Source material:
────────────────────────────────────────

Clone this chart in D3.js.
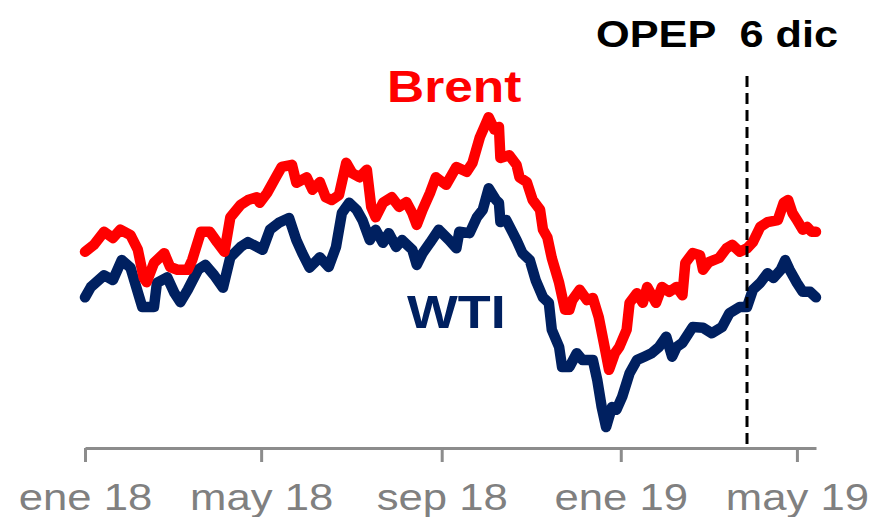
<!DOCTYPE html>
<html>
<head>
<meta charset="utf-8">
<script src="https://cdn.jsdelivr.net/npm/d3@7"></script>
<style>
  body { margin: 0; background: #fff; }
  text { font-family: "Liberation Sans", Arial, sans-serif; }
</style>
</head>
<body>
<svg id="chart" width="881" height="517"></svg>
<script>
/// Brent and WTI prices (USD/barrel)
var brentDates = ["2018-01-01","2018-01-07","2018-01-14","2018-01-20","2018-01-25","2018-02-01","2018-02-06","2018-02-10","2018-02-12","2018-02-17","2018-02-24","2018-02-28","2018-03-05","2018-03-12","2018-03-15","2018-03-21","2018-03-27","2018-04-01","2018-04-06","2018-04-10","2018-04-17","2018-04-22","2018-04-28","2018-04-30","2018-05-05","2018-05-11","2018-05-15","2018-05-22","2018-05-25","2018-06-01","2018-06-05","2018-06-10","2018-06-14","2018-06-18","2018-06-23","2018-06-28","2018-07-02","2018-07-07","2018-07-12","2018-07-15","2018-07-18","2018-07-23","2018-07-29","2018-08-03","2018-08-08","2018-08-12","2018-08-15","2018-08-19","2018-08-24","2018-08-28","2018-09-04","2018-09-11","2018-09-18","2018-09-22","2018-09-27","2018-10-03","2018-10-07","2018-10-10","2018-10-11","2018-10-17","2018-10-22","2018-10-24","2018-10-29","2018-11-02","2018-11-07","2018-11-09","2018-11-12","2018-11-15","2018-11-20","2018-11-24","2018-11-27","2018-11-29","2018-12-04","2018-12-09","2018-12-13","2018-12-17","2018-12-21","2018-12-24","2018-12-28","2018-12-31","2019-01-05","2019-01-07","2019-01-12","2019-01-16","2019-01-19","2019-01-25","2019-01-29","2019-02-03","2019-02-08","2019-02-12","2019-02-14","2019-02-19","2019-02-24","2019-02-26","2019-03-02","2019-03-09","2019-03-14","2019-03-18","2019-03-23","2019-03-28","2019-04-01","2019-04-06","2019-04-11","2019-04-18","2019-04-22","2019-04-25","2019-04-28","2019-05-01","2019-05-05","2019-05-08","2019-05-11","2019-05-14"];
var brentValues = [66.9,67.9,69.8,68.9,70.1,69.3,67.2,63.1,62.5,65.3,66.7,64.7,64.3,64.3,65.7,69.8,69.8,68.3,66.9,71.9,73.7,74.4,74.8,74.0,75.4,77.7,79.2,79.5,76.9,77.7,75.9,77.0,74.8,74.4,75.1,79.8,78.3,77.7,78.8,73.4,71.9,74.0,74.8,73.4,74.1,72.5,70.8,73.0,75.4,77.7,76.6,79.2,78.5,79.8,83.5,86.4,84.6,85.0,80.5,80.9,79.5,77.7,77.0,74.4,73.0,70.1,69.0,66.0,62.4,58.5,58.5,59.9,61.4,59.9,60.2,57.4,53.1,49.8,52.2,53.1,55.6,59.5,60.9,59.5,61.8,59.5,61.8,61.1,61.8,60.6,65.3,66.7,66.4,64.3,65.4,66.0,67.4,67.9,66.9,67.4,68.3,70.5,71.2,71.5,74.0,74.4,72.5,71.5,70.1,70.5,69.8,69.8];

var wtiDates = ["2018-01-01","2018-01-05","2018-01-14","2018-01-20","2018-01-26","2018-02-01","2018-02-07","2018-02-09","2018-02-17","2018-02-19","2018-02-26","2018-03-03","2018-03-07","2018-03-12","2018-03-19","2018-03-24","2018-03-30","2018-04-05","2018-04-10","2018-04-17","2018-04-22","2018-05-02","2018-05-07","2018-05-13","2018-05-20","2018-05-25","2018-05-29","2018-06-03","2018-06-10","2018-06-16","2018-06-21","2018-06-25","2018-06-30","2018-07-05","2018-07-09","2018-07-14","2018-07-18","2018-07-23","2018-07-27","2018-08-01","2018-08-05","2018-08-12","2018-08-15","2018-08-19","2018-08-24","2018-08-30","2018-09-06","2018-09-11","2018-09-13","2018-09-20","2018-09-25","2018-09-29","2018-10-03","2018-10-08","2018-10-10","2018-10-11","2018-10-15","2018-10-22","2018-10-26","2018-10-31","2018-11-04","2018-11-09","2018-11-13","2018-11-15","2018-11-20","2018-11-22","2018-11-27","2018-12-02","2018-12-06","2018-12-13","2018-12-16","2018-12-19","2018-12-22","2018-12-26","2018-12-29","2019-01-02","2019-01-07","2019-01-12","2019-01-17","2019-01-22","2019-01-27","2019-02-01","2019-02-05","2019-02-08","2019-02-12","2019-02-19","2019-02-26","2019-03-04","2019-03-11","2019-03-16","2019-03-23","2019-03-28","2019-04-01","2019-04-06","2019-04-11","2019-04-15","2019-04-20","2019-04-23","2019-04-26","2019-05-01","2019-05-05","2019-05-10","2019-05-14"];
var wtiValues = [60.3,61.8,63.5,62.8,65.7,64.6,60.3,58.9,58.9,62.4,63.2,60.9,59.6,61.4,64.3,65.0,63.5,61.7,66.1,67.6,68.3,67.2,70.1,71.1,71.8,68.6,66.7,64.6,66.1,64.7,67.6,72.5,74.0,73.0,71.5,68.6,70.1,68.2,69.6,67.6,68.6,67.2,65.0,66.7,68.2,70.1,68.6,67.4,69.8,69.6,71.9,73.0,76.1,74.4,74.0,71.2,71.5,68.6,66.7,65.7,62.8,60.3,59.5,55.6,53.1,50.2,50.2,52.2,51.2,51.2,48.3,44.4,41.5,44.4,44.0,45.9,49.3,51.2,51.7,52.2,53.1,54.6,51.7,53.1,53.7,56.0,55.9,55.1,56.0,58.0,58.9,58.9,61.4,62.4,63.8,63.1,64.3,65.7,64.3,62.4,61.1,61.1,60.3];

var tickDates = ["2018-01-01","2018-05-01","2018-09-01","2019-01-01","2019-05-01"];
var tickLabels = ["ene 18","may 18","sep 18","ene 19","may 19"];

var eventDate = "2019-03-28";
var eventLabel = "OPEP  6 dic";

var parse = d3.timeParse("%Y-%m-%d");

var svg = d3.select("#chart");

var x = d3.scaleTime()
    .domain([parse("2018-01-01"), parse("2019-05-14")])
    .range([85, 816]);

var y = d3.scaleLinear()   /// no visible y axis
    .domain([40, 86])
    .range([437.4, 120]);

var line = d3.line()
    .x(d => x(d[0]))
    .y(d => y(d[1]));

function pairs(dates, vals){
    return dates.map((d,i) => [parse(d), vals[i]]);
}

/// Axis
var axis = d3.axisBottom(x)
    .tickValues(tickDates.map(parse))
    .tickFormat((d,i) => tickLabels[i])
    .tickSizeInner(14)
    .tickSizeOuter(0);

var gx = svg.append("g")
    .attr("transform", "translate(0,448)")
    .call(axis);

gx.select(".domain")
    .attr("stroke", "#8c8c8c")
    .attr("stroke-width", 3);
gx.selectAll(".tick line")
    .attr("stroke", "#8c8c8c")
    .attr("stroke-width", 3);
gx.selectAll(".tick text")
    .attr("y", 62)
    .attr("dy", 0)
    .attr("fill", "#808080")
    .attr("font-size", 37)
    .attr("transform", "scale(1.18,1)");

/// Series (WTI under Brent)
svg.append("path")
    .datum(pairs(wtiDates, wtiValues))
    .attr("d", line)
    .attr("fill", "none")
    .attr("stroke", "#002060")
    .attr("stroke-width", 10.5)
    .attr("stroke-linejoin", "round")
    .attr("stroke-linecap", "round");

svg.append("path")
    .datum(pairs(brentDates, brentValues))
    .attr("d", line)
    .attr("fill", "none")
    .attr("stroke", "#ff0000")
    .attr("stroke-width", 10.5)
    .attr("stroke-linejoin", "round")
    .attr("stroke-linecap", "round");

/// OPEC marker
svg.append("line")
    .attr("x1", x(parse(eventDate)))
    .attr("x2", x(parse(eventDate)))
    .attr("y1", 76)
    .attr("y2", 448)
    .attr("stroke", "#000")
    .attr("stroke-width", 3)
    .attr("stroke-dasharray", "11,6");

function label(txt, tx, ty, size, color){
    svg.append("text")
        .attr("transform", "translate(" + tx + "," + ty + ") scale(1.17,1)")
        .attr("font-size", size)
        .attr("font-weight", "bold")
        .attr("fill", color)
        .style("white-space", "pre")
        .text(txt);
}

label(eventLabel, 596, 47, 37, "#000");
label("Brent", 387, 102, 44, "#ff0000");
label("WTI", 407, 328, 46, "#002060");
</script>
</body>
</html>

────────────────────────────────────────

Given request: Check each line above for the string "chart", then copy the ones that have it.

Exercise result:
Clone this chart in D3.js.
<svg id="chart" width="881" height="517"></svg>
var svg = d3.select("#chart");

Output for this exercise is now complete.